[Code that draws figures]

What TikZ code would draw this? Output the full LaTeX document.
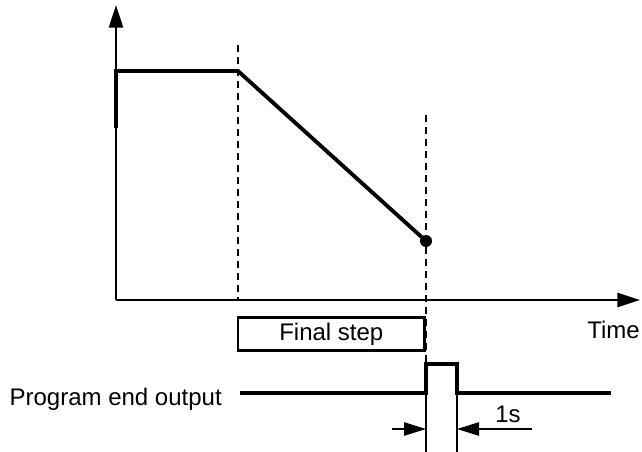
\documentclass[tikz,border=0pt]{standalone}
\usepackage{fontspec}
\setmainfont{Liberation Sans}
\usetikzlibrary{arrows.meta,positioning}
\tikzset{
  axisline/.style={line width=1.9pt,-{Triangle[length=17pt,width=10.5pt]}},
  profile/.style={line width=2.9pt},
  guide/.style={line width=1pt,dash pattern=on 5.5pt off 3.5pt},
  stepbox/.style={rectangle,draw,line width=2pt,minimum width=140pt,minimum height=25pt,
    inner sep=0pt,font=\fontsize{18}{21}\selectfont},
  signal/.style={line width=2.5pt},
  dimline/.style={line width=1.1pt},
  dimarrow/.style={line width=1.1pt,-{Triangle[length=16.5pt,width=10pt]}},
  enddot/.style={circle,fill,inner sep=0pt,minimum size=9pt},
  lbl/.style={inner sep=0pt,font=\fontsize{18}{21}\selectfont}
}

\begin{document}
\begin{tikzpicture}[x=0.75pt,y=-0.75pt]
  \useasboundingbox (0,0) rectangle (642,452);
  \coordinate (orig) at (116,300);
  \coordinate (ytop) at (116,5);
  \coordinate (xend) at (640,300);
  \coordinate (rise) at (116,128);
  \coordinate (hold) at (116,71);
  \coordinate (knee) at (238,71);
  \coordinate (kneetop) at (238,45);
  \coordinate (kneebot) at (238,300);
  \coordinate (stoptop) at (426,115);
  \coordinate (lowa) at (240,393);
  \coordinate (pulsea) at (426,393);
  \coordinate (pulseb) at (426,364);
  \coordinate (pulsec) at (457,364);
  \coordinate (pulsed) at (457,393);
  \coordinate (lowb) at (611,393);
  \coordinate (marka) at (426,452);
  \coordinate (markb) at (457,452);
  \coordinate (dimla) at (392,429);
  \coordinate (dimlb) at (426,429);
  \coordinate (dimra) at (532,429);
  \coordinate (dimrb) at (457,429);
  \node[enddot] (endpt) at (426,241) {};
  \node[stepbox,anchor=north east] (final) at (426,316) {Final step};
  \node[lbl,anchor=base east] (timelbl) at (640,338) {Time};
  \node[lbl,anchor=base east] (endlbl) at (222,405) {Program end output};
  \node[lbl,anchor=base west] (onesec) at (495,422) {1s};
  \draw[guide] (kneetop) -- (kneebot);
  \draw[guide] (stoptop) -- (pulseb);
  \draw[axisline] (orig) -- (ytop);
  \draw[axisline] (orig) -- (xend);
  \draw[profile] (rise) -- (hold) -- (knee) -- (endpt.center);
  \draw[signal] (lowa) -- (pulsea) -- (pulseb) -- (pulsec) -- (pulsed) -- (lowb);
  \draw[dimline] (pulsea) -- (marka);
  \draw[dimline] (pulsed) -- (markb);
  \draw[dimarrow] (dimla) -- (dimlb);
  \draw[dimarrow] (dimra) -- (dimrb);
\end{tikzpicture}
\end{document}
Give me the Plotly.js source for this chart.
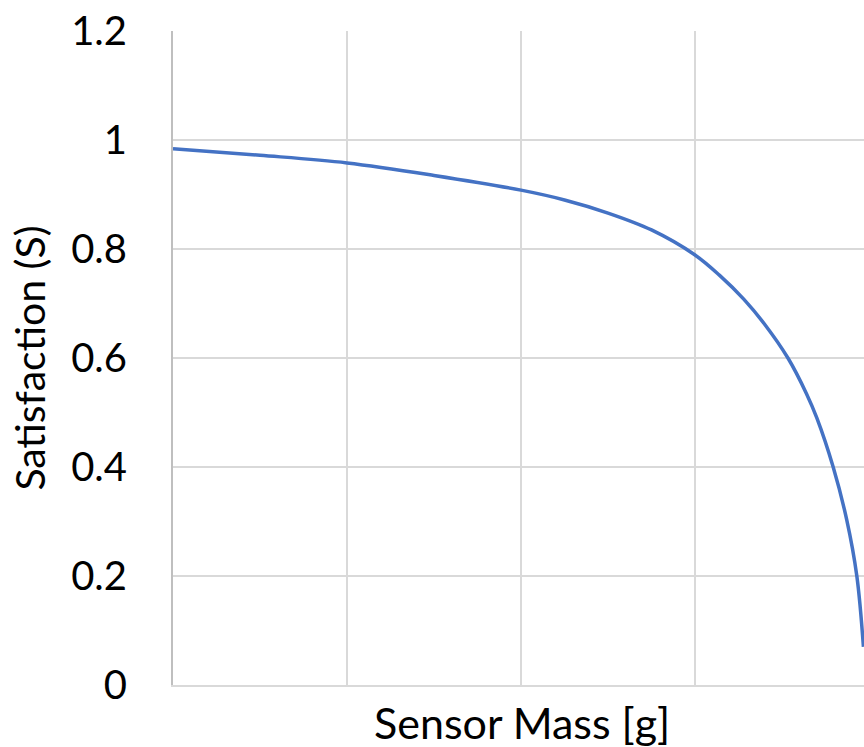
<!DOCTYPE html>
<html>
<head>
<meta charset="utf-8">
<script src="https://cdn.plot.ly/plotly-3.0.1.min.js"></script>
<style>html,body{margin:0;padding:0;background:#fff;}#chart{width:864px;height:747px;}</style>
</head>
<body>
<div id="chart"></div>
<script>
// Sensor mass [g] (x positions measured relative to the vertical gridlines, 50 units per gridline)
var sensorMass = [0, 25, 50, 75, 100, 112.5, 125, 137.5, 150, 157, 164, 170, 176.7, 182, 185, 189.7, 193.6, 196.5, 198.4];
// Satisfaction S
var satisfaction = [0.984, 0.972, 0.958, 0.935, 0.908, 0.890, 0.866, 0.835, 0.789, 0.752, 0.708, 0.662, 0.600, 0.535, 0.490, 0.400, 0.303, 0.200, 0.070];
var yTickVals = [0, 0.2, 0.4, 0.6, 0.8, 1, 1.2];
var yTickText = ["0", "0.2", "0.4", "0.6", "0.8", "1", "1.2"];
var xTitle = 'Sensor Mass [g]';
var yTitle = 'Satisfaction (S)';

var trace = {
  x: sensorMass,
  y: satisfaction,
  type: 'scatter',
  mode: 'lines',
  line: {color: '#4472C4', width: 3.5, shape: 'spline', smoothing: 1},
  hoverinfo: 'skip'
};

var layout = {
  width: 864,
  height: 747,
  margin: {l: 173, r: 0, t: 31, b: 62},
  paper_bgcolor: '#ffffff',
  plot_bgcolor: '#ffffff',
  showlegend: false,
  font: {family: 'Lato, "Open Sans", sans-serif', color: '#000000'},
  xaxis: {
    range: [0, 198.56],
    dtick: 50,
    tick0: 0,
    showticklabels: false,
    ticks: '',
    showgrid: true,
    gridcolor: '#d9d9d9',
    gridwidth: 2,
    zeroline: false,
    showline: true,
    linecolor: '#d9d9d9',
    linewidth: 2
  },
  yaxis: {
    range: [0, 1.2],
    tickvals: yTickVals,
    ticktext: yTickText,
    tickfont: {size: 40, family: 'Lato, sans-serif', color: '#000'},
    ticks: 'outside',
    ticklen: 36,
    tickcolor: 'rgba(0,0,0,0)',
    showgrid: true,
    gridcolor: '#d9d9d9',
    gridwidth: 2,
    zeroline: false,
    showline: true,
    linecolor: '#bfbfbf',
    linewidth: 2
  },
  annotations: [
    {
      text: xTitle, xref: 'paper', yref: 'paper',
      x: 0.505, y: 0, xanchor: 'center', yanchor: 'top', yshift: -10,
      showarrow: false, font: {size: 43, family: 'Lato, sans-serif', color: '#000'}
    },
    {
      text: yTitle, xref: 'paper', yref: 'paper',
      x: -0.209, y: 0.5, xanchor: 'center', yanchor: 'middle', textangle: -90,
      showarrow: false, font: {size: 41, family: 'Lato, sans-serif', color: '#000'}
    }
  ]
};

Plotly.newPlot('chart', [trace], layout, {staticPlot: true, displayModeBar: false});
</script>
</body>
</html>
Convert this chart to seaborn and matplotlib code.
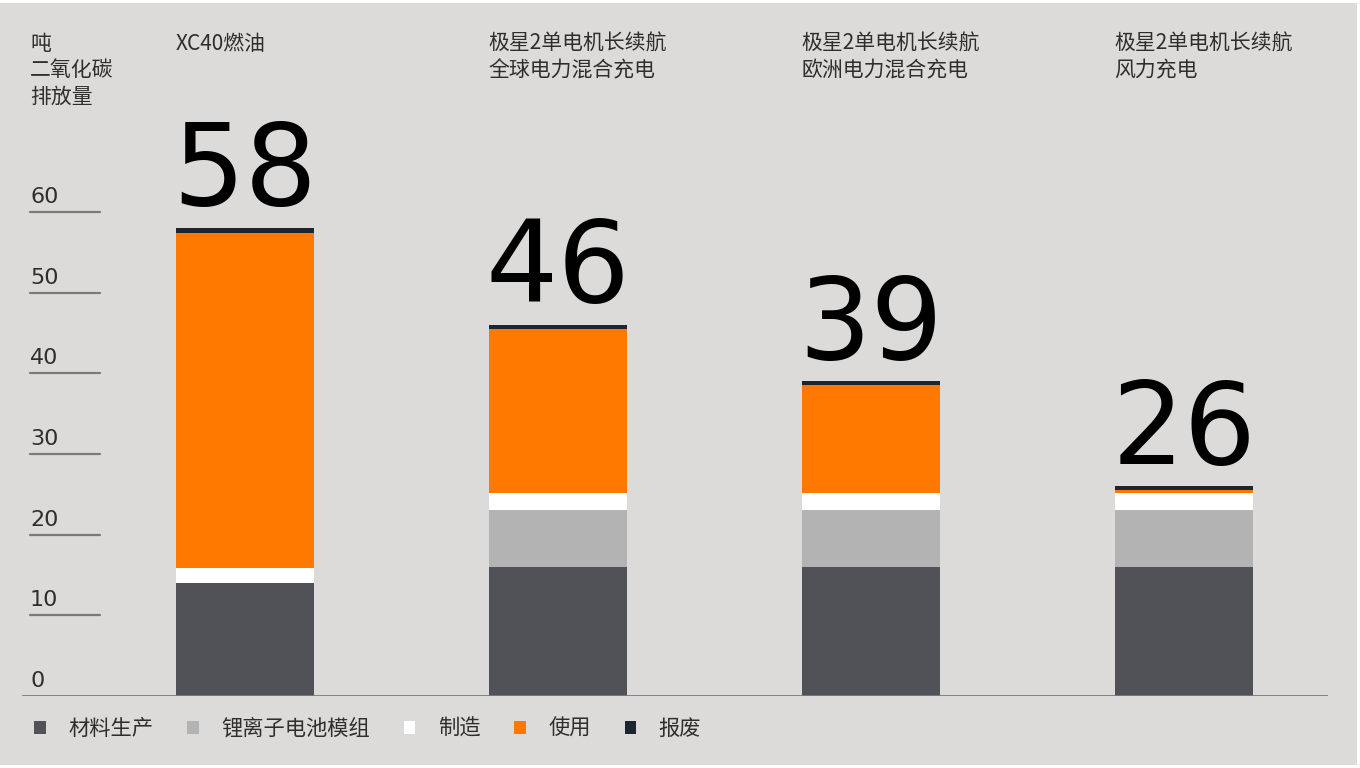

◆ Task to complete: Write out the material above again, word for word, minus its pictures.

◆ Correct output:
What TikZ code would draw this? Output the full LaTeX document.
\documentclass[tikz,border=0pt]{standalone}
\usepackage{fontspec}
\setmainfont{Liberation Sans}
\usetikzlibrary{arrows.meta,positioning}
\tikzset{
  axisline/.style={line width=1.9pt,-{Triangle[length=17pt,width=10.5pt]}},
  profile/.style={line width=2.9pt},
  guide/.style={line width=1pt,dash pattern=on 5.5pt off 3.5pt},
  stepbox/.style={rectangle,draw,line width=2pt,minimum width=140pt,minimum height=25pt,
    inner sep=0pt,font=\fontsize{18}{21}\selectfont},
  signal/.style={line width=2.5pt},
  dimline/.style={line width=1.1pt},
  dimarrow/.style={line width=1.1pt,-{Triangle[length=16.5pt,width=10pt]}},
  enddot/.style={circle,fill,inner sep=0pt,minimum size=9pt},
  lbl/.style={inner sep=0pt,font=\fontsize{18}{21}\selectfont}
}

\begin{document}
\begin{tikzpicture}[x=0.75pt,y=-0.75pt]
  \useasboundingbox (0,0) rectangle (642,452);
  \coordinate (orig) at (116,300);
  \coordinate (ytop) at (116,5);
  \coordinate (xend) at (640,300);
  \coordinate (rise) at (116,128);
  \coordinate (hold) at (116,71);
  \coordinate (knee) at (238,71);
  \coordinate (kneetop) at (238,45);
  \coordinate (kneebot) at (238,300);
  \coordinate (stoptop) at (426,115);
  \coordinate (lowa) at (240,393);
  \coordinate (pulsea) at (426,393);
  \coordinate (pulseb) at (426,364);
  \coordinate (pulsec) at (457,364);
  \coordinate (pulsed) at (457,393);
  \coordinate (lowb) at (611,393);
  \coordinate (marka) at (426,452);
  \coordinate (markb) at (457,452);
  \coordinate (dimla) at (392,429);
  \coordinate (dimlb) at (426,429);
  \coordinate (dimra) at (532,429);
  \coordinate (dimrb) at (457,429);
  \node[enddot] (endpt) at (426,241) {};
  \node[stepbox,anchor=north east] (final) at (426,316) {Final step};
  \node[lbl,anchor=base east] (timelbl) at (640,338) {Time};
  \node[lbl,anchor=base east] (endlbl) at (222,405) {Program end output};
  \node[lbl,anchor=base west] (onesec) at (495,422) {1s};
  \draw[guide] (kneetop) -- (kneebot);
  \draw[guide] (stoptop) -- (pulseb);
  \draw[axisline] (orig) -- (ytop);
  \draw[axisline] (orig) -- (xend);
  \draw[profile] (rise) -- (hold) -- (knee) -- (endpt.center);
  \draw[signal] (lowa) -- (pulsea) -- (pulseb) -- (pulsec) -- (pulsed) -- (lowb);
  \draw[dimline] (pulsea) -- (marka);
  \draw[dimline] (pulsed) -- (markb);
  \draw[dimarrow] (dimla) -- (dimlb);
  \draw[dimarrow] (dimra) -- (dimrb);
\end{tikzpicture}
\end{document}
Give me the Plotly.js source for this chart.
<!DOCTYPE html>
<html>
<head>
<meta charset="utf-8">
<script src="https://cdn.plot.ly/plotly-3.0.1.min.js"></script>
<style>html,body{margin:0;padding:0;background:#fff;}#chart{width:864px;height:747px;}</style>
</head>
<body>
<div id="chart"></div>
<script>
// Sensor mass [g] (x positions measured relative to the vertical gridlines, 50 units per gridline)
var sensorMass = [0, 25, 50, 75, 100, 112.5, 125, 137.5, 150, 157, 164, 170, 176.7, 182, 185, 189.7, 193.6, 196.5, 198.4];
// Satisfaction S
var satisfaction = [0.984, 0.972, 0.958, 0.935, 0.908, 0.890, 0.866, 0.835, 0.789, 0.752, 0.708, 0.662, 0.600, 0.535, 0.490, 0.400, 0.303, 0.200, 0.070];
var yTickVals = [0, 0.2, 0.4, 0.6, 0.8, 1, 1.2];
var yTickText = ["0", "0.2", "0.4", "0.6", "0.8", "1", "1.2"];
var xTitle = 'Sensor Mass [g]';
var yTitle = 'Satisfaction (S)';

var trace = {
  x: sensorMass,
  y: satisfaction,
  type: 'scatter',
  mode: 'lines',
  line: {color: '#4472C4', width: 3.5, shape: 'spline', smoothing: 1},
  hoverinfo: 'skip'
};

var layout = {
  width: 864,
  height: 747,
  margin: {l: 173, r: 0, t: 31, b: 62},
  paper_bgcolor: '#ffffff',
  plot_bgcolor: '#ffffff',
  showlegend: false,
  font: {family: 'Lato, "Open Sans", sans-serif', color: '#000000'},
  xaxis: {
    range: [0, 198.56],
    dtick: 50,
    tick0: 0,
    showticklabels: false,
    ticks: '',
    showgrid: true,
    gridcolor: '#d9d9d9',
    gridwidth: 2,
    zeroline: false,
    showline: true,
    linecolor: '#d9d9d9',
    linewidth: 2
  },
  yaxis: {
    range: [0, 1.2],
    tickvals: yTickVals,
    ticktext: yTickText,
    tickfont: {size: 40, family: 'Lato, sans-serif', color: '#000'},
    ticks: 'outside',
    ticklen: 36,
    tickcolor: 'rgba(0,0,0,0)',
    showgrid: true,
    gridcolor: '#d9d9d9',
    gridwidth: 2,
    zeroline: false,
    showline: true,
    linecolor: '#bfbfbf',
    linewidth: 2
  },
  annotations: [
    {
      text: xTitle, xref: 'paper', yref: 'paper',
      x: 0.505, y: 0, xanchor: 'center', yanchor: 'top', yshift: -10,
      showarrow: false, font: {size: 43, family: 'Lato, sans-serif', color: '#000'}
    },
    {
      text: yTitle, xref: 'paper', yref: 'paper',
      x: -0.209, y: 0.5, xanchor: 'center', yanchor: 'middle', textangle: -90,
      showarrow: false, font: {size: 41, family: 'Lato, sans-serif', color: '#000'}
    }
  ]
};

Plotly.newPlot('chart', [trace], layout, {staticPlot: true, displayModeBar: false});
</script>
</body>
</html>
Convert this chart to seaborn and matplotlib code.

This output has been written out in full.